GOAL OF THE EXERCISE ->
Exactly the lines from the line holding "What Chart.js code" to the line holding "const titleText = 'ユーロ円 15分足 [08/07 06:49]';", both lines included, are to be echoed; pictures are not.

(Rows from a dataset of charts and code)
────────
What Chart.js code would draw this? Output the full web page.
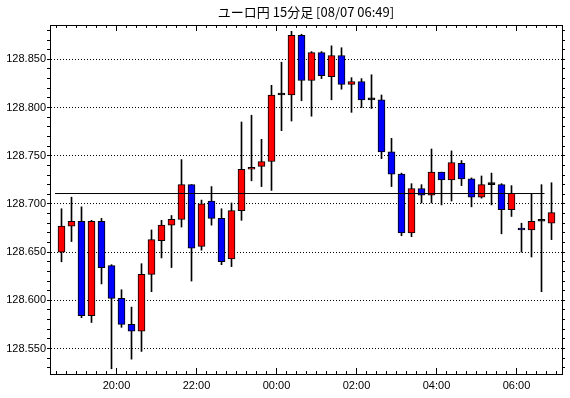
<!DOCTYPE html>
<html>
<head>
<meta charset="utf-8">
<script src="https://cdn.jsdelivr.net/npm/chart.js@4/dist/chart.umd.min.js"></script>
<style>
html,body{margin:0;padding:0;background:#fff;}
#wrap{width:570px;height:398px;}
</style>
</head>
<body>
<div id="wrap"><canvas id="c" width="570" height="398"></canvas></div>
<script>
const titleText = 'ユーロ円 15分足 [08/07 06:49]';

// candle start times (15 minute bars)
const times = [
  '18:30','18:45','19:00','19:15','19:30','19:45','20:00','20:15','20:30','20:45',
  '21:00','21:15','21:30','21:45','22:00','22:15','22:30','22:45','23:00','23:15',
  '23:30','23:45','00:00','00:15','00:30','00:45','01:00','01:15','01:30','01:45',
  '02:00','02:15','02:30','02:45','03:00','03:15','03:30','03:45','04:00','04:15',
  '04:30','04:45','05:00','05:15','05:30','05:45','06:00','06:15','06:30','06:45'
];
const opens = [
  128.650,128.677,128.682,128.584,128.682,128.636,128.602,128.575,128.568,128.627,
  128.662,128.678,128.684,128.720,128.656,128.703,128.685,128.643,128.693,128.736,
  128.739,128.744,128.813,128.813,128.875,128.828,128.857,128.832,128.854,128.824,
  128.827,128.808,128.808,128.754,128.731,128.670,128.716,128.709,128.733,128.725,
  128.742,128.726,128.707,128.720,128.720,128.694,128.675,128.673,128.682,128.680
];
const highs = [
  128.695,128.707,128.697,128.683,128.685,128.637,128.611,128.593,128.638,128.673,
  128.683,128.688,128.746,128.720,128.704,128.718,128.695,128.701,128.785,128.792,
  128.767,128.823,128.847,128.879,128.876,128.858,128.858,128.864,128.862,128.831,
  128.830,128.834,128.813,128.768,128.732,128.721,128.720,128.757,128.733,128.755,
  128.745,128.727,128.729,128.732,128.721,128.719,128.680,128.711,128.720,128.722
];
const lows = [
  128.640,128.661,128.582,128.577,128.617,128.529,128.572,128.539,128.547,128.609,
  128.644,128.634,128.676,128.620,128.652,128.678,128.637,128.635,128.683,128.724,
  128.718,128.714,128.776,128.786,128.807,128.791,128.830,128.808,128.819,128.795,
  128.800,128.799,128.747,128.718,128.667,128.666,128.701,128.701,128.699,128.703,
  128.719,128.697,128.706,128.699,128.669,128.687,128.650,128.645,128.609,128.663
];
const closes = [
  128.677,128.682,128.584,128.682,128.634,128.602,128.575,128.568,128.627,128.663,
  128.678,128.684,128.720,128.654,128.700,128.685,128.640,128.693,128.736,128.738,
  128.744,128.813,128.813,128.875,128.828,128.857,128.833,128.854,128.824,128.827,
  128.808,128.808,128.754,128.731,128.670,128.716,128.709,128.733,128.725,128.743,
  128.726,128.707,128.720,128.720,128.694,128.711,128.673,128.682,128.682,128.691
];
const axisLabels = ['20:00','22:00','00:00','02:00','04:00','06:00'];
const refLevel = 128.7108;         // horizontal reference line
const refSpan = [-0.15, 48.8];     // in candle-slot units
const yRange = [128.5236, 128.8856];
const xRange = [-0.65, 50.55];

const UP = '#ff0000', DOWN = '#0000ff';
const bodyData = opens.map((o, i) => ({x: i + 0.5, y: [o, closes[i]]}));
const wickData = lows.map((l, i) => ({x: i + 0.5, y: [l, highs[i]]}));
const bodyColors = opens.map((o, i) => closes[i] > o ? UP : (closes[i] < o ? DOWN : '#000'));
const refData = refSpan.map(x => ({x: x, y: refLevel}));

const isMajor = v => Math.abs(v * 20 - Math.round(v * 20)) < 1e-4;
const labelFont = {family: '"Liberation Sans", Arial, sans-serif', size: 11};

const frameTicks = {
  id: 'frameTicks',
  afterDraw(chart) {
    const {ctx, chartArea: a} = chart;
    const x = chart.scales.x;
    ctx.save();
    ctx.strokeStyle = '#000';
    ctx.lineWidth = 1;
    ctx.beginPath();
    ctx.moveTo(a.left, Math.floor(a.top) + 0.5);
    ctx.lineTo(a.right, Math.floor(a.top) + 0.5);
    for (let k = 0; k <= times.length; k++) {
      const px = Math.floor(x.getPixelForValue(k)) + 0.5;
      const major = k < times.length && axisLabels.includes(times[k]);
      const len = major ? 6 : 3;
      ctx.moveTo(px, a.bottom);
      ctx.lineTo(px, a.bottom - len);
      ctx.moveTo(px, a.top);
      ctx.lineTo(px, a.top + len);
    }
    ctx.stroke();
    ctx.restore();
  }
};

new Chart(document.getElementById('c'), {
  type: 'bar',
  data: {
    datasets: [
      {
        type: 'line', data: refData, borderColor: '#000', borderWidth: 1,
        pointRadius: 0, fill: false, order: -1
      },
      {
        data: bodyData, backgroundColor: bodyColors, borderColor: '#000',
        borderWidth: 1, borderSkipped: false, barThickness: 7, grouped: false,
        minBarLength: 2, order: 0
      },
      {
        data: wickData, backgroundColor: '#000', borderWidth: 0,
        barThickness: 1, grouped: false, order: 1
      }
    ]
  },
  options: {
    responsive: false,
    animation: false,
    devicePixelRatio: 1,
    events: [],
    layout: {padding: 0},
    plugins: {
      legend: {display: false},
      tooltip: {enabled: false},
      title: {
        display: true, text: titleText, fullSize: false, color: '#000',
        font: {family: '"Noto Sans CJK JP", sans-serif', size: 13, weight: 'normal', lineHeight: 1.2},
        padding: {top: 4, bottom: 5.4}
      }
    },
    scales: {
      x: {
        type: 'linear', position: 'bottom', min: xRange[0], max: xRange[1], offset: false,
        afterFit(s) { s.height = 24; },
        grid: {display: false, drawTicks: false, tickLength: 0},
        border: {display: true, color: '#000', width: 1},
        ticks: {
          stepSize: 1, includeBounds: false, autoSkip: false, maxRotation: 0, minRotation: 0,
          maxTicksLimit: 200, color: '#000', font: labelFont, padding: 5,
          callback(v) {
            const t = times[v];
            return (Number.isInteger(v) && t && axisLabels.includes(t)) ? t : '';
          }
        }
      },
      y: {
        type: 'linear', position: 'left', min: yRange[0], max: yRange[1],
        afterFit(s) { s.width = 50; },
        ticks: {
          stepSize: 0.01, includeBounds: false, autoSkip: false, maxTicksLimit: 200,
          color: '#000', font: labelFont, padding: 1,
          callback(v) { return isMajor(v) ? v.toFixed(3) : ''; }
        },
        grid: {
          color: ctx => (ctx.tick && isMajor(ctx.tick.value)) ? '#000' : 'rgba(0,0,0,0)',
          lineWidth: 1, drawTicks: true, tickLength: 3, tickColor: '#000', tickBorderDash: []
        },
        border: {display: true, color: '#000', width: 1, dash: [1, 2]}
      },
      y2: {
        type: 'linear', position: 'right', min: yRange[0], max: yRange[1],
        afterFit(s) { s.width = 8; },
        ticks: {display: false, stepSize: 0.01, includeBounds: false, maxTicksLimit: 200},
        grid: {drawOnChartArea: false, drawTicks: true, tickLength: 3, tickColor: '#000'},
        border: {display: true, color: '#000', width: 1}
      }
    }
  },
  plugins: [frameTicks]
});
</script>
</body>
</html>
────────
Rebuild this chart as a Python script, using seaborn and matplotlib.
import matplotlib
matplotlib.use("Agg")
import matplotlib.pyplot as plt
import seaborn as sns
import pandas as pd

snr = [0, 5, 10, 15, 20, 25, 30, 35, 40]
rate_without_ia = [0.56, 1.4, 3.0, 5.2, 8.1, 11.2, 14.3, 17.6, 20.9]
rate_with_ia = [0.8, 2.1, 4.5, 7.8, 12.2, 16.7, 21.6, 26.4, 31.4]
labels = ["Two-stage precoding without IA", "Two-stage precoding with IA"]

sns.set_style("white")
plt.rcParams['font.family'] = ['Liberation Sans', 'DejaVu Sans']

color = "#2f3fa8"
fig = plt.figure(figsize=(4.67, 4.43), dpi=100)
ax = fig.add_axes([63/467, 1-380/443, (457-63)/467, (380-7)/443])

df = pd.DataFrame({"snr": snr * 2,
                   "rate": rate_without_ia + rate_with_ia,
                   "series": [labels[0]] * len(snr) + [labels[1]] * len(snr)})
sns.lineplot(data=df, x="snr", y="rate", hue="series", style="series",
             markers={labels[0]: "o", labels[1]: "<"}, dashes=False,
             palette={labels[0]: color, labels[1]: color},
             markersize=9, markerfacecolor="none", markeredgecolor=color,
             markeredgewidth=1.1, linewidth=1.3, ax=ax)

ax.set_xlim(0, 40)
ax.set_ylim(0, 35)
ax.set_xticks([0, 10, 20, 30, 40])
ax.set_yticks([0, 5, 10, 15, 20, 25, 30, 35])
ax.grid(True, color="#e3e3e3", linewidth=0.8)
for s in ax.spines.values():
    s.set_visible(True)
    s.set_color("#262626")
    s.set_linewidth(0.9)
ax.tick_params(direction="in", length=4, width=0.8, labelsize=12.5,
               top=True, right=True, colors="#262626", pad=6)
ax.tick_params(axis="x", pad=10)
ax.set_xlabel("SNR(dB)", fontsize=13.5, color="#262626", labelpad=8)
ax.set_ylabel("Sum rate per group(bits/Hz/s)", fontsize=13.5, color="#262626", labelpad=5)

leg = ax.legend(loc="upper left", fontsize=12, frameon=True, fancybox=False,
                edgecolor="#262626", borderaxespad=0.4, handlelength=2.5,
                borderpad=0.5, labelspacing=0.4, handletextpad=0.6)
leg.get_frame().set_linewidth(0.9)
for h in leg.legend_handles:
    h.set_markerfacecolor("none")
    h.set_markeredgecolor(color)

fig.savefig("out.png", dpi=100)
────────
ANSWER ->
What Chart.js code would draw this? Output the full web page.
<!DOCTYPE html>
<html>
<head>
<meta charset="utf-8">
<script src="https://cdn.jsdelivr.net/npm/chart.js@4/dist/chart.umd.min.js"></script>
<style>
html,body{margin:0;padding:0;background:#fff;}
#wrap{width:570px;height:398px;}
</style>
</head>
<body>
<div id="wrap"><canvas id="c" width="570" height="398"></canvas></div>
<script>
const titleText = 'ユーロ円 15分足 [08/07 06:49]';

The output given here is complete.